[start SOURCE EXCERPT]

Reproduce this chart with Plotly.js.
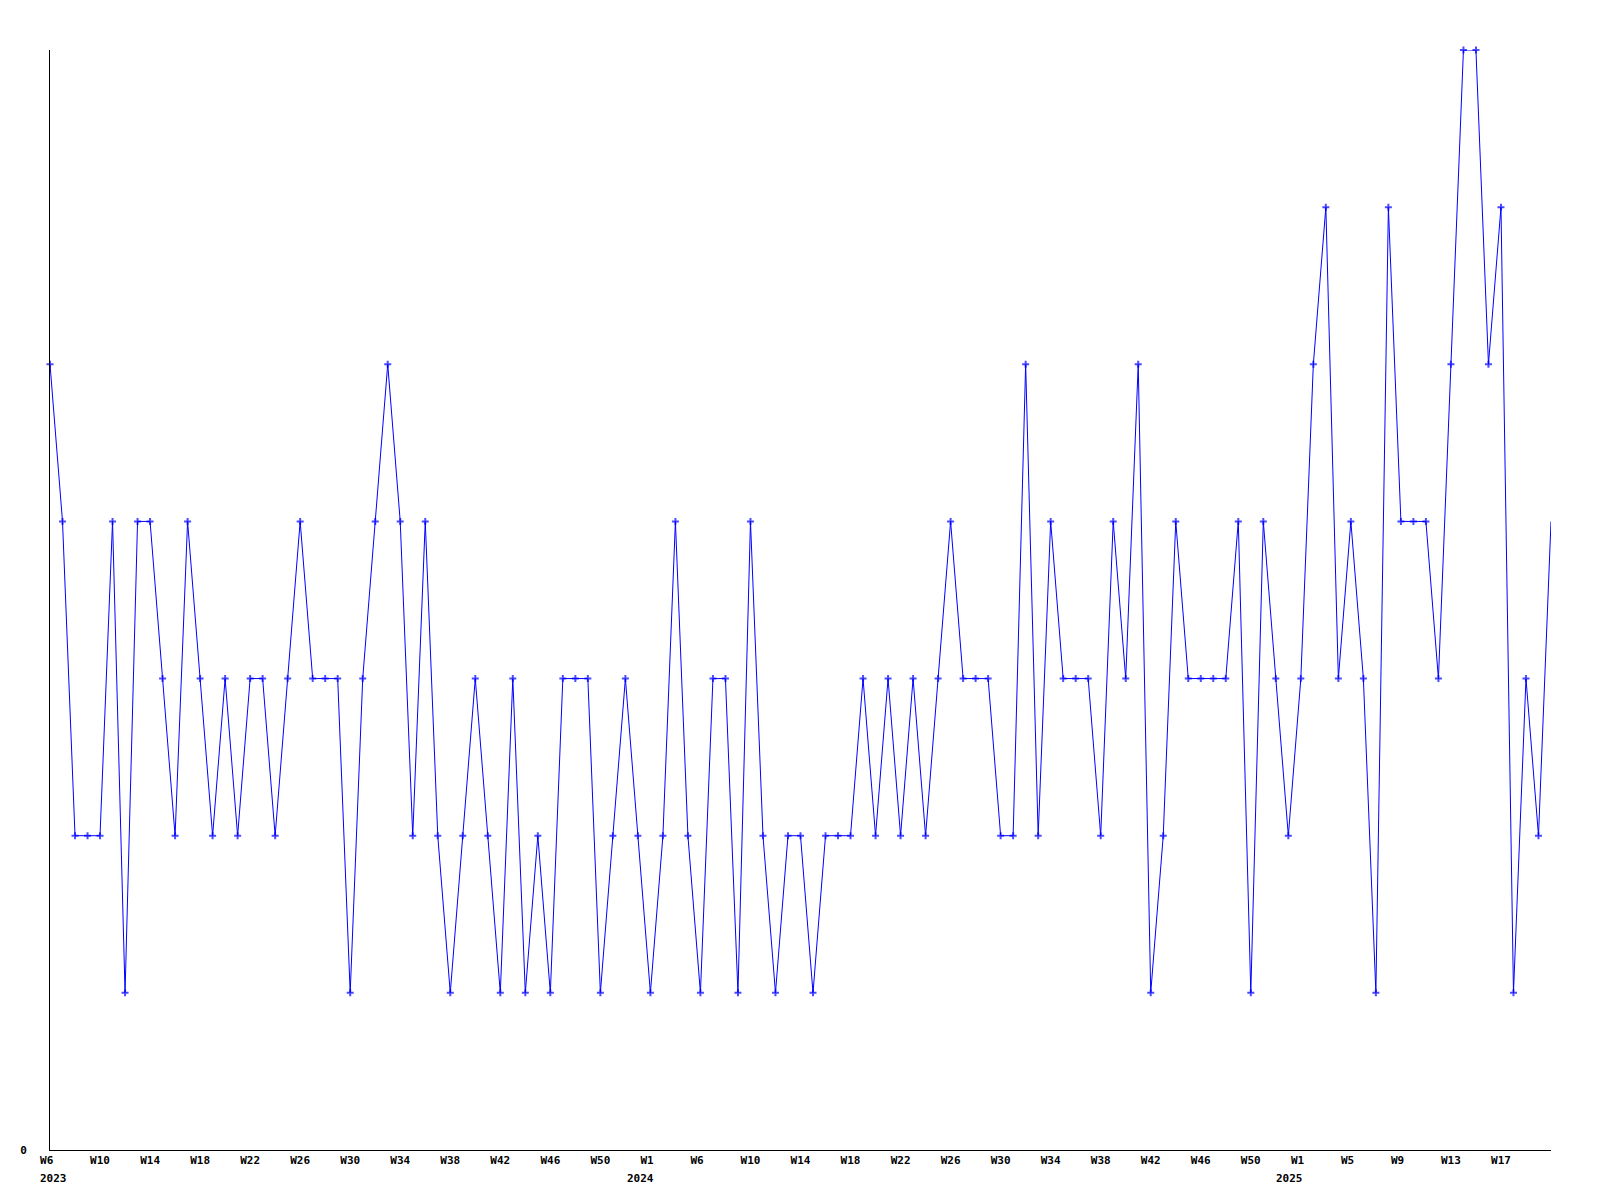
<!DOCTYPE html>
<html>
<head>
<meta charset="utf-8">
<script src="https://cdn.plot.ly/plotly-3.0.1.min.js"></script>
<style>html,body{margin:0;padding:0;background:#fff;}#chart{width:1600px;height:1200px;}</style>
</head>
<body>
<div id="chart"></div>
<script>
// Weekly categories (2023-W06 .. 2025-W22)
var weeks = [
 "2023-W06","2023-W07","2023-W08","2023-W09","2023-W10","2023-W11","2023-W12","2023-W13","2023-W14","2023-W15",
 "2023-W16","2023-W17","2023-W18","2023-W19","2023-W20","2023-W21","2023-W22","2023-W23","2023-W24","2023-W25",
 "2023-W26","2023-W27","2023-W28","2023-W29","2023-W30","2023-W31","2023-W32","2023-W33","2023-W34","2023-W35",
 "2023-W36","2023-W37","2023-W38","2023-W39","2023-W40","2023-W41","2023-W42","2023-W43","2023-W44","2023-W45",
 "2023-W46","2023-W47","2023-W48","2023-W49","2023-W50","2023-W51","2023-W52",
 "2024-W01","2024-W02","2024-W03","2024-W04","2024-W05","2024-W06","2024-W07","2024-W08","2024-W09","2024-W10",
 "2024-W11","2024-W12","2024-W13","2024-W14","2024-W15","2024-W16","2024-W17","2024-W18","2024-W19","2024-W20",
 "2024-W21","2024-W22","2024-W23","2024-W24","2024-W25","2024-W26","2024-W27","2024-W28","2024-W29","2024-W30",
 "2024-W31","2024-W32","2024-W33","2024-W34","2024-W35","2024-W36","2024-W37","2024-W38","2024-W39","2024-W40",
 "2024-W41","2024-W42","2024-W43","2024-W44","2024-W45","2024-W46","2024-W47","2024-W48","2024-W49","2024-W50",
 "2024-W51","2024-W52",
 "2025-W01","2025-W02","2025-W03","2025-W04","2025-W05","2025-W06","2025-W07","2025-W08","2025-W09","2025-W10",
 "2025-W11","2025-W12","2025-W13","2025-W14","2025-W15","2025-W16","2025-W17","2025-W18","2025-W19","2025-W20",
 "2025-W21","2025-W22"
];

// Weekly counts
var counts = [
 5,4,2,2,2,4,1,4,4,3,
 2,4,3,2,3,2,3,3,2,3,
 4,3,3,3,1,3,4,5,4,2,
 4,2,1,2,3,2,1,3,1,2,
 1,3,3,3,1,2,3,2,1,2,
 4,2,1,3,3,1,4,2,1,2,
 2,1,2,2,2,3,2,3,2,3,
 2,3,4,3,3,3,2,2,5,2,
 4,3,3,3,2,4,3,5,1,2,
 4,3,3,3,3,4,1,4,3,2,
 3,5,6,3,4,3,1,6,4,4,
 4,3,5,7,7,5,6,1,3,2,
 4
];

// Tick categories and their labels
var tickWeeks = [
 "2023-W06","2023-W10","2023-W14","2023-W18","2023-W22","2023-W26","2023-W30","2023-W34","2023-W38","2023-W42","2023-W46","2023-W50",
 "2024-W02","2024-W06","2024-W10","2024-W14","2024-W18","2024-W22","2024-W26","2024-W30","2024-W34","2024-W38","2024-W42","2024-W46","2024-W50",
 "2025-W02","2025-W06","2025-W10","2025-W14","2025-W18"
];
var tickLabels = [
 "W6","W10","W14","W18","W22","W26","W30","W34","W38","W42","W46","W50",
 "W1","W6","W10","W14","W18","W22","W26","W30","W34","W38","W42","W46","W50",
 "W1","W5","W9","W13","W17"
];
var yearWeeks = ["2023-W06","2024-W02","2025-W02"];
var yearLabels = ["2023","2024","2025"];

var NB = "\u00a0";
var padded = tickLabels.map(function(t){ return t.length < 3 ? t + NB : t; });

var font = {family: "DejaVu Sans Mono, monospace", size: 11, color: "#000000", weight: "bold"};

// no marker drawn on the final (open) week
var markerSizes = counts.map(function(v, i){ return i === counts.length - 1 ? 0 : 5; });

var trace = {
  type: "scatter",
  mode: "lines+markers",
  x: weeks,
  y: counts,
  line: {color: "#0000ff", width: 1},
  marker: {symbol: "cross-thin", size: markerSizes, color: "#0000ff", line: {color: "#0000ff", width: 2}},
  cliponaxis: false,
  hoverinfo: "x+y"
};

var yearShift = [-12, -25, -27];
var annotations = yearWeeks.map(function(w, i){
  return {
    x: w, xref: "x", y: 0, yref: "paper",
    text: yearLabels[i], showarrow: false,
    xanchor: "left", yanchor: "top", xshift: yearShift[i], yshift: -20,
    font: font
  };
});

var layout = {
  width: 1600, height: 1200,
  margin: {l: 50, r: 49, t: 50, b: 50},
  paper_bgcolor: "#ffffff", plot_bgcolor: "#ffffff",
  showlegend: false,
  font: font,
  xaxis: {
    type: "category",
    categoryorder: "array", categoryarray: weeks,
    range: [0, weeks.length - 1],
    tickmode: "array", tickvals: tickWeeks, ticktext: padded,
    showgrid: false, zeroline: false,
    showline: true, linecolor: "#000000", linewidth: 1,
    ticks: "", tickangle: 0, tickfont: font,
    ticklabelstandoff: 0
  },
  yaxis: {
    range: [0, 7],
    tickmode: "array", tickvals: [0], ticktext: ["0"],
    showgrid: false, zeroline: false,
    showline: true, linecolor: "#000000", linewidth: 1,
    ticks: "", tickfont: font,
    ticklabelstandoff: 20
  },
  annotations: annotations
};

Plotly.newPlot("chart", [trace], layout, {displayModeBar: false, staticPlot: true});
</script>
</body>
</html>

[end SOURCE EXCERPT]

■ **SHORT PROBLEM**
Word for word, quote the full listing, omitting every picture.

■ **SOLUTION BELOW**
Reproduce this chart with Plotly.js.
<!DOCTYPE html>
<html>
<head>
<meta charset="utf-8">
<script src="https://cdn.plot.ly/plotly-3.0.1.min.js"></script>
<style>html,body{margin:0;padding:0;background:#fff;}#chart{width:1600px;height:1200px;}</style>
</head>
<body>
<div id="chart"></div>
<script>
// Weekly categories (2023-W06 .. 2025-W22)
var weeks = [
 "2023-W06","2023-W07","2023-W08","2023-W09","2023-W10","2023-W11","2023-W12","2023-W13","2023-W14","2023-W15",
 "2023-W16","2023-W17","2023-W18","2023-W19","2023-W20","2023-W21","2023-W22","2023-W23","2023-W24","2023-W25",
 "2023-W26","2023-W27","2023-W28","2023-W29","2023-W30","2023-W31","2023-W32","2023-W33","2023-W34","2023-W35",
 "2023-W36","2023-W37","2023-W38","2023-W39","2023-W40","2023-W41","2023-W42","2023-W43","2023-W44","2023-W45",
 "2023-W46","2023-W47","2023-W48","2023-W49","2023-W50","2023-W51","2023-W52",
 "2024-W01","2024-W02","2024-W03","2024-W04","2024-W05","2024-W06","2024-W07","2024-W08","2024-W09","2024-W10",
 "2024-W11","2024-W12","2024-W13","2024-W14","2024-W15","2024-W16","2024-W17","2024-W18","2024-W19","2024-W20",
 "2024-W21","2024-W22","2024-W23","2024-W24","2024-W25","2024-W26","2024-W27","2024-W28","2024-W29","2024-W30",
 "2024-W31","2024-W32","2024-W33","2024-W34","2024-W35","2024-W36","2024-W37","2024-W38","2024-W39","2024-W40",
 "2024-W41","2024-W42","2024-W43","2024-W44","2024-W45","2024-W46","2024-W47","2024-W48","2024-W49","2024-W50",
 "2024-W51","2024-W52",
 "2025-W01","2025-W02","2025-W03","2025-W04","2025-W05","2025-W06","2025-W07","2025-W08","2025-W09","2025-W10",
 "2025-W11","2025-W12","2025-W13","2025-W14","2025-W15","2025-W16","2025-W17","2025-W18","2025-W19","2025-W20",
 "2025-W21","2025-W22"
];

// Weekly counts
var counts = [
 5,4,2,2,2,4,1,4,4,3,
 2,4,3,2,3,2,3,3,2,3,
 4,3,3,3,1,3,4,5,4,2,
 4,2,1,2,3,2,1,3,1,2,
 1,3,3,3,1,2,3,2,1,2,
 4,2,1,3,3,1,4,2,1,2,
 2,1,2,2,2,3,2,3,2,3,
 2,3,4,3,3,3,2,2,5,2,
 4,3,3,3,2,4,3,5,1,2,
 4,3,3,3,3,4,1,4,3,2,
 3,5,6,3,4,3,1,6,4,4,
 4,3,5,7,7,5,6,1,3,2,
 4
];

// Tick categories and their labels
var tickWeeks = [
 "2023-W06","2023-W10","2023-W14","2023-W18","2023-W22","2023-W26","2023-W30","2023-W34","2023-W38","2023-W42","2023-W46","2023-W50",
 "2024-W02","2024-W06","2024-W10","2024-W14","2024-W18","2024-W22","2024-W26","2024-W30","2024-W34","2024-W38","2024-W42","2024-W46","2024-W50",
 "2025-W02","2025-W06","2025-W10","2025-W14","2025-W18"
];
var tickLabels = [
 "W6","W10","W14","W18","W22","W26","W30","W34","W38","W42","W46","W50",
 "W1","W6","W10","W14","W18","W22","W26","W30","W34","W38","W42","W46","W50",
 "W1","W5","W9","W13","W17"
];
var yearWeeks = ["2023-W06","2024-W02","2025-W02"];
var yearLabels = ["2023","2024","2025"];

var NB = "\u00a0";
var padded = tickLabels.map(function(t){ return t.length < 3 ? t + NB : t; });

var font = {family: "DejaVu Sans Mono, monospace", size: 11, color: "#000000", weight: "bold"};

// no marker drawn on the final (open) week
var markerSizes = counts.map(function(v, i){ return i === counts.length - 1 ? 0 : 5; });

var trace = {
  type: "scatter",
  mode: "lines+markers",
  x: weeks,
  y: counts,
  line: {color: "#0000ff", width: 1},
  marker: {symbol: "cross-thin", size: markerSizes, color: "#0000ff", line: {color: "#0000ff", width: 2}},
  cliponaxis: false,
  hoverinfo: "x+y"
};

var yearShift = [-12, -25, -27];
var annotations = yearWeeks.map(function(w, i){
  return {
    x: w, xref: "x", y: 0, yref: "paper",
    text: yearLabels[i], showarrow: false,
    xanchor: "left", yanchor: "top", xshift: yearShift[i], yshift: -20,
    font: font
  };
});

var layout = {
  width: 1600, height: 1200,
  margin: {l: 50, r: 49, t: 50, b: 50},
  paper_bgcolor: "#ffffff", plot_bgcolor: "#ffffff",
  showlegend: false,
  font: font,
  xaxis: {
    type: "category",
    categoryorder: "array", categoryarray: weeks,
    range: [0, weeks.length - 1],
    tickmode: "array", tickvals: tickWeeks, ticktext: padded,
    showgrid: false, zeroline: false,
    showline: true, linecolor: "#000000", linewidth: 1,
    ticks: "", tickangle: 0, tickfont: font,
    ticklabelstandoff: 0
  },
  yaxis: {
    range: [0, 7],
    tickmode: "array", tickvals: [0], ticktext: ["0"],
    showgrid: false, zeroline: false,
    showline: true, linecolor: "#000000", linewidth: 1,
    ticks: "", tickfont: font,
    ticklabelstandoff: 20
  },
  annotations: annotations
};

Plotly.newPlot("chart", [trace], layout, {displayModeBar: false, staticPlot: true});
</script>
</body>
</html>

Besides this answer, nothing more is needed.